## MATERIAL
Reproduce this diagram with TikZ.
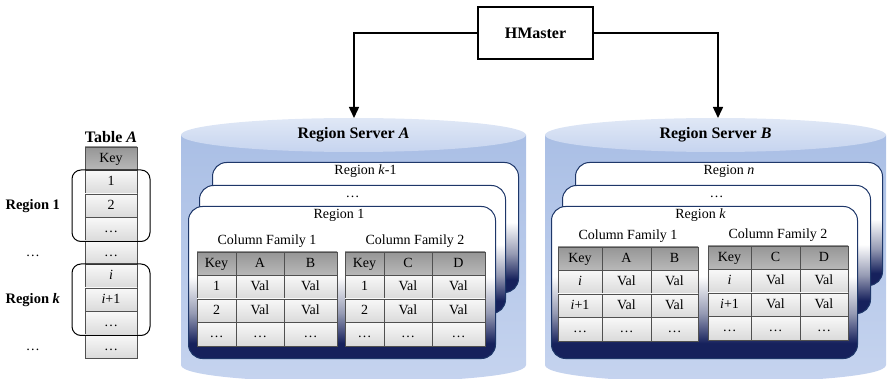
\documentclass[tikz,border=0pt]{standalone}
\usepackage{fontspec}
\setmainfont{Liberation Serif}
\usetikzlibrary{arrows.meta,positioning,fit}

\definecolor{cylbody}{RGB}{170,191,229}
\definecolor{cyllight}{RGB}{198,212,239}
\definecolor{cyltop}{RGB}{224,232,246}
\definecolor{cardline}{RGB}{30,55,105}
\definecolor{cardnavy}{RGB}{22,33,92}
\definecolor{cardmid}{RGB}{150,155,180}
\definecolor{cellline}{RGB}{80,80,80}
\definecolor{headdark}{RGB}{150,150,150}
\definecolor{headlight}{RGB}{185,185,185}
\definecolor{bodylight}{RGB}{248,248,248}
\definecolor{bodydark}{RGB}{218,218,218}

\pgfdeclareverticalshading{cardshade}{100bp}{color(0bp)=(cardnavy); color(30bp)=(cardnavy);
  color(40bp)=(cardmid); color(52bp)=(white); color(100bp)=(white)}

\tikzset{
  cell/.style={draw=cellline, line width=0.7pt, minimum height=23.5pt, inner sep=0pt,
    outer sep=0pt, text height=9.5pt, text depth=2.5pt},
  head cell/.style={cell, top color=headdark, bottom color=headlight},
  body cell/.style={cell, top color=bodylight, bottom color=bodydark},
  region card/.style={draw=cardline, line width=1pt, rounded corners=14pt, anchor=north west,
    inner sep=0pt, shading=cardshade},
  card label/.style={text height=10pt, text depth=3pt, inner sep=2pt},
  bracket/.style={draw, line width=1pt, rounded corners=9pt, inner xsep=13pt, inner ysep=0.5pt},
  link/.style={line width=1.5pt, -{Triangle[length=11pt,width=10pt]}},
  title/.style={font=\fontsize{16}{18}\selectfont\bfseries}
}

% one column family: name, x, y, key width, col width, col labels, row keys
\newcommand{\cftable}[9]{%
  \node[head cell, minimum width=#4pt, anchor=north west] (#1k) at (#2,#3) {Key};
  \node[head cell, minimum width=#5pt, right=0pt of #1k] (#1a) {#6};
  \node[head cell, minimum width=140pt-#4pt-#5pt, right=0pt of #1a] (#1b) {#7};
  \node[body cell, minimum width=#4pt, below=0pt of #1k] (#1k1) {#8};
  \node[body cell, minimum width=#5pt, right=0pt of #1k1] (#1a1) {Val};
  \node[body cell, minimum width=140pt-#4pt-#5pt, right=0pt of #1a1] (#1b1) {Val};
  \node[body cell, minimum width=#4pt, below=0pt of #1k1] (#1k2) {#9};
  \node[body cell, minimum width=#5pt, right=0pt of #1k2] (#1a2) {Val};
  \node[body cell, minimum width=140pt-#4pt-#5pt, right=0pt of #1a2] (#1b2) {Val};
  \node[body cell, minimum width=#4pt, below=0pt of #1k2] (#1k3) {\dots};
  \node[body cell, minimum width=#5pt, right=0pt of #1k3] (#1a3) {\dots};
  \node[body cell, minimum width=140pt-#4pt-#5pt, right=0pt of #1a3] (#1b3) {\dots};
}

\begin{document}
\begin{tikzpicture}[x=1pt,y=-1pt,font=\fontsize{14}{16}\selectfont]
  \useasboundingbox (0,0) rectangle (889,379);

  % region servers
  \shade[top color=cylbody, bottom color=cyllight]
    (181,135) -- (181,365) .. controls (181,388) and (526,388) .. (526,365) -- (526,135) -- cycle;
  \shade[top color=cyltop, bottom color=cyllight] (353.5,135) ellipse [x radius=172.5pt, y radius=17pt];
  \shade[top color=cylbody, bottom color=cyllight]
    (545,135) -- (545,365) .. controls (545,388) and (886,388) .. (886,365) -- (886,135) -- cycle;
  \shade[top color=cyltop, bottom color=cyllight] (715.5,135) ellipse [x radius=170.5pt, y radius=17pt];

  \node[title] (srvA) at (353.5,135) {Region Server \textit{A}};
  \node[title] (srvB) at (715.5,135) {Region Server \textit{B}};

  % master
  \node[draw, line width=1.5pt, minimum width=115pt, minimum height=52pt, title] (hm) at (535.5,33) {HMaster};
  \coordinate (inA) at (354,118);
  \coordinate (inB) at (718,118);
  \draw[link] (hm.west) -| (inA);
  \draw[link] (hm.east) -| (inB);

  % regions on server A
  \node[region card, minimum width=306pt, minimum height=130pt] (cardAk) at (212,162) {};
  \node[card label, below=0pt of cardAk.north] {Region \textit{k}-1};
  \node[region card, minimum width=306pt, minimum height=128pt] (cardAd) at (199,185) {};
  \node[card label, below=0pt of cardAd.north] {\dots};
  \node[region card, minimum width=307pt, minimum height=152pt] (cardA1) at (188,206) {};
  \node[card label, below=0pt of cardA1.north, xshift=-3pt] {Region 1};

  \cftable{sAo}{197}{252}{39}{48}{A}{B}{1}{2}
  \cftable{sAt}{345}{252}{39}{48}{C}{D}{1}{2}
  \path (sAok.north west) -- (sAob.north east) node[midway, above=1pt] {Column Family 1};
  \path (sAtk.north west) -- (sAtb.north east) node[midway, above=1pt] {Column Family 2};

  % regions on server B
  \node[region card, minimum width=307pt, minimum height=123pt] (cardBn) at (575,162) {};
  \node[card label, below=0pt of cardBn.north] {Region \textit{n}};
  \node[region card, minimum width=308pt, minimum height=128pt] (cardBd) at (562,185) {};
  \node[card label, below=0pt of cardBd.north] {\dots};
  \node[region card, minimum width=306pt, minimum height=152pt] (cardBk) at (551,206) {};
  \node[card label, below=0pt of cardBk.north, xshift=-4pt] {Region \textit{k}};

  \cftable{sBo}{558}{247}{44}{49}{A}{B}{\textit{i}}{\textit{i}+1}
  \cftable{sBt}{708}{246}{43}{49}{C}{D}{\textit{i}}{\textit{i}+1}
  \path (sBok.north west) -- (sBob.north east) node[midway, above=1pt] {Column Family 1};
  \path (sBtk.north west) -- (sBtb.north east) node[midway, above=1pt] {Column Family 2};

  % table A
  \node[head cell, minimum width=52pt, anchor=north west] (ta0) at (85,147) {Key};
  \node[body cell, minimum width=52pt, below=0pt of ta0] (ta1) {1};
  \node[body cell, minimum width=52pt, below=0pt of ta1] (ta2) {2};
  \node[body cell, minimum width=52pt, below=0pt of ta2] (ta3) {\dots};
  \node[body cell, minimum width=52pt, below=0pt of ta3] (ta4) {\dots};
  \node[body cell, minimum width=52pt, below=0pt of ta4] (ta5) {\textit{i}};
  \node[body cell, minimum width=52pt, below=0pt of ta5] (ta6) {\textit{i}+1};
  \node[body cell, minimum width=52pt, below=0pt of ta6] (ta7) {\dots};
  \node[body cell, minimum width=52pt, below=0pt of ta7] (ta8) {\dots};
  \node[title, above=1pt of ta0] (tabA) {Table \textit{A}};

  \node[bracket, fit=(ta1)(ta3)] (reg1) {};
  \node[bracket, fit=(ta5)(ta7)] (regk) {};
  \node[font=\fontsize{14.5}{16}\selectfont\bfseries, left=8pt of reg1] (lab1) {Region 1};
  \node[font=\fontsize{14.5}{16}\selectfont\bfseries, left=8pt of regk] (labk) {Region \textit{k}};
  \node[text height=9.5pt, text depth=2.5pt] (dots1) at (lab1 |- ta4) {\dots};
  \node[text height=9.5pt, text depth=2.5pt] (dots2) at (labk |- ta8) {\dots};
\end{tikzpicture}
\end{document}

## SET EXERCISE
Without the pictures, write out all of the material exactly.

## RESPONSE TO THIS TASK
Reproduce this diagram with TikZ.
\documentclass[tikz,border=0pt]{standalone}
\usepackage{fontspec}
\setmainfont{Liberation Serif}
\usetikzlibrary{arrows.meta,positioning,fit}

\definecolor{cylbody}{RGB}{170,191,229}
\definecolor{cyllight}{RGB}{198,212,239}
\definecolor{cyltop}{RGB}{224,232,246}
\definecolor{cardline}{RGB}{30,55,105}
\definecolor{cardnavy}{RGB}{22,33,92}
\definecolor{cardmid}{RGB}{150,155,180}
\definecolor{cellline}{RGB}{80,80,80}
\definecolor{headdark}{RGB}{150,150,150}
\definecolor{headlight}{RGB}{185,185,185}
\definecolor{bodylight}{RGB}{248,248,248}
\definecolor{bodydark}{RGB}{218,218,218}

\pgfdeclareverticalshading{cardshade}{100bp}{color(0bp)=(cardnavy); color(30bp)=(cardnavy);
  color(40bp)=(cardmid); color(52bp)=(white); color(100bp)=(white)}

\tikzset{
  cell/.style={draw=cellline, line width=0.7pt, minimum height=23.5pt, inner sep=0pt,
    outer sep=0pt, text height=9.5pt, text depth=2.5pt},
  head cell/.style={cell, top color=headdark, bottom color=headlight},
  body cell/.style={cell, top color=bodylight, bottom color=bodydark},
  region card/.style={draw=cardline, line width=1pt, rounded corners=14pt, anchor=north west,
    inner sep=0pt, shading=cardshade},
  card label/.style={text height=10pt, text depth=3pt, inner sep=2pt},
  bracket/.style={draw, line width=1pt, rounded corners=9pt, inner xsep=13pt, inner ysep=0.5pt},
  link/.style={line width=1.5pt, -{Triangle[length=11pt,width=10pt]}},
  title/.style={font=\fontsize{16}{18}\selectfont\bfseries}
}

% one column family: name, x, y, key width, col width, col labels, row keys
\newcommand{\cftable}[9]{%
  \node[head cell, minimum width=#4pt, anchor=north west] (#1k) at (#2,#3) {Key};
  \node[head cell, minimum width=#5pt, right=0pt of #1k] (#1a) {#6};
  \node[head cell, minimum width=140pt-#4pt-#5pt, right=0pt of #1a] (#1b) {#7};
  \node[body cell, minimum width=#4pt, below=0pt of #1k] (#1k1) {#8};
  \node[body cell, minimum width=#5pt, right=0pt of #1k1] (#1a1) {Val};
  \node[body cell, minimum width=140pt-#4pt-#5pt, right=0pt of #1a1] (#1b1) {Val};
  \node[body cell, minimum width=#4pt, below=0pt of #1k1] (#1k2) {#9};
  \node[body cell, minimum width=#5pt, right=0pt of #1k2] (#1a2) {Val};
  \node[body cell, minimum width=140pt-#4pt-#5pt, right=0pt of #1a2] (#1b2) {Val};
  \node[body cell, minimum width=#4pt, below=0pt of #1k2] (#1k3) {\dots};
  \node[body cell, minimum width=#5pt, right=0pt of #1k3] (#1a3) {\dots};
  \node[body cell, minimum width=140pt-#4pt-#5pt, right=0pt of #1a3] (#1b3) {\dots};
}

\begin{document}
\begin{tikzpicture}[x=1pt,y=-1pt,font=\fontsize{14}{16}\selectfont]
  \useasboundingbox (0,0) rectangle (889,379);

  % region servers
  \shade[top color=cylbody, bottom color=cyllight]
    (181,135) -- (181,365) .. controls (181,388) and (526,388) .. (526,365) -- (526,135) -- cycle;
  \shade[top color=cyltop, bottom color=cyllight] (353.5,135) ellipse [x radius=172.5pt, y radius=17pt];
  \shade[top color=cylbody, bottom color=cyllight]
    (545,135) -- (545,365) .. controls (545,388) and (886,388) .. (886,365) -- (886,135) -- cycle;
  \shade[top color=cyltop, bottom color=cyllight] (715.5,135) ellipse [x radius=170.5pt, y radius=17pt];

  \node[title] (srvA) at (353.5,135) {Region Server \textit{A}};
  \node[title] (srvB) at (715.5,135) {Region Server \textit{B}};

  % master
  \node[draw, line width=1.5pt, minimum width=115pt, minimum height=52pt, title] (hm) at (535.5,33) {HMaster};
  \coordinate (inA) at (354,118);
  \coordinate (inB) at (718,118);
  \draw[link] (hm.west) -| (inA);
  \draw[link] (hm.east) -| (inB);

  % regions on server A
  \node[region card, minimum width=306pt, minimum height=130pt] (cardAk) at (212,162) {};
  \node[card label, below=0pt of cardAk.north] {Region \textit{k}-1};
  \node[region card, minimum width=306pt, minimum height=128pt] (cardAd) at (199,185) {};
  \node[card label, below=0pt of cardAd.north] {\dots};
  \node[region card, minimum width=307pt, minimum height=152pt] (cardA1) at (188,206) {};
  \node[card label, below=0pt of cardA1.north, xshift=-3pt] {Region 1};

  \cftable{sAo}{197}{252}{39}{48}{A}{B}{1}{2}
  \cftable{sAt}{345}{252}{39}{48}{C}{D}{1}{2}
  \path (sAok.north west) -- (sAob.north east) node[midway, above=1pt] {Column Family 1};
  \path (sAtk.north west) -- (sAtb.north east) node[midway, above=1pt] {Column Family 2};

  % regions on server B
  \node[region card, minimum width=307pt, minimum height=123pt] (cardBn) at (575,162) {};
  \node[card label, below=0pt of cardBn.north] {Region \textit{n}};
  \node[region card, minimum width=308pt, minimum height=128pt] (cardBd) at (562,185) {};
  \node[card label, below=0pt of cardBd.north] {\dots};
  \node[region card, minimum width=306pt, minimum height=152pt] (cardBk) at (551,206) {};
  \node[card label, below=0pt of cardBk.north, xshift=-4pt] {Region \textit{k}};

  \cftable{sBo}{558}{247}{44}{49}{A}{B}{\textit{i}}{\textit{i}+1}
  \cftable{sBt}{708}{246}{43}{49}{C}{D}{\textit{i}}{\textit{i}+1}
  \path (sBok.north west) -- (sBob.north east) node[midway, above=1pt] {Column Family 1};
  \path (sBtk.north west) -- (sBtb.north east) node[midway, above=1pt] {Column Family 2};

  % table A
  \node[head cell, minimum width=52pt, anchor=north west] (ta0) at (85,147) {Key};
  \node[body cell, minimum width=52pt, below=0pt of ta0] (ta1) {1};
  \node[body cell, minimum width=52pt, below=0pt of ta1] (ta2) {2};
  \node[body cell, minimum width=52pt, below=0pt of ta2] (ta3) {\dots};
  \node[body cell, minimum width=52pt, below=0pt of ta3] (ta4) {\dots};
  \node[body cell, minimum width=52pt, below=0pt of ta4] (ta5) {\textit{i}};
  \node[body cell, minimum width=52pt, below=0pt of ta5] (ta6) {\textit{i}+1};
  \node[body cell, minimum width=52pt, below=0pt of ta6] (ta7) {\dots};
  \node[body cell, minimum width=52pt, below=0pt of ta7] (ta8) {\dots};
  \node[title, above=1pt of ta0] (tabA) {Table \textit{A}};

  \node[bracket, fit=(ta1)(ta3)] (reg1) {};
  \node[bracket, fit=(ta5)(ta7)] (regk) {};
  \node[font=\fontsize{14.5}{16}\selectfont\bfseries, left=8pt of reg1] (lab1) {Region 1};
  \node[font=\fontsize{14.5}{16}\selectfont\bfseries, left=8pt of regk] (labk) {Region \textit{k}};
  \node[text height=9.5pt, text depth=2.5pt] (dots1) at (lab1 |- ta4) {\dots};
  \node[text height=9.5pt, text depth=2.5pt] (dots2) at (labk |- ta8) {\dots};
\end{tikzpicture}
\end{document}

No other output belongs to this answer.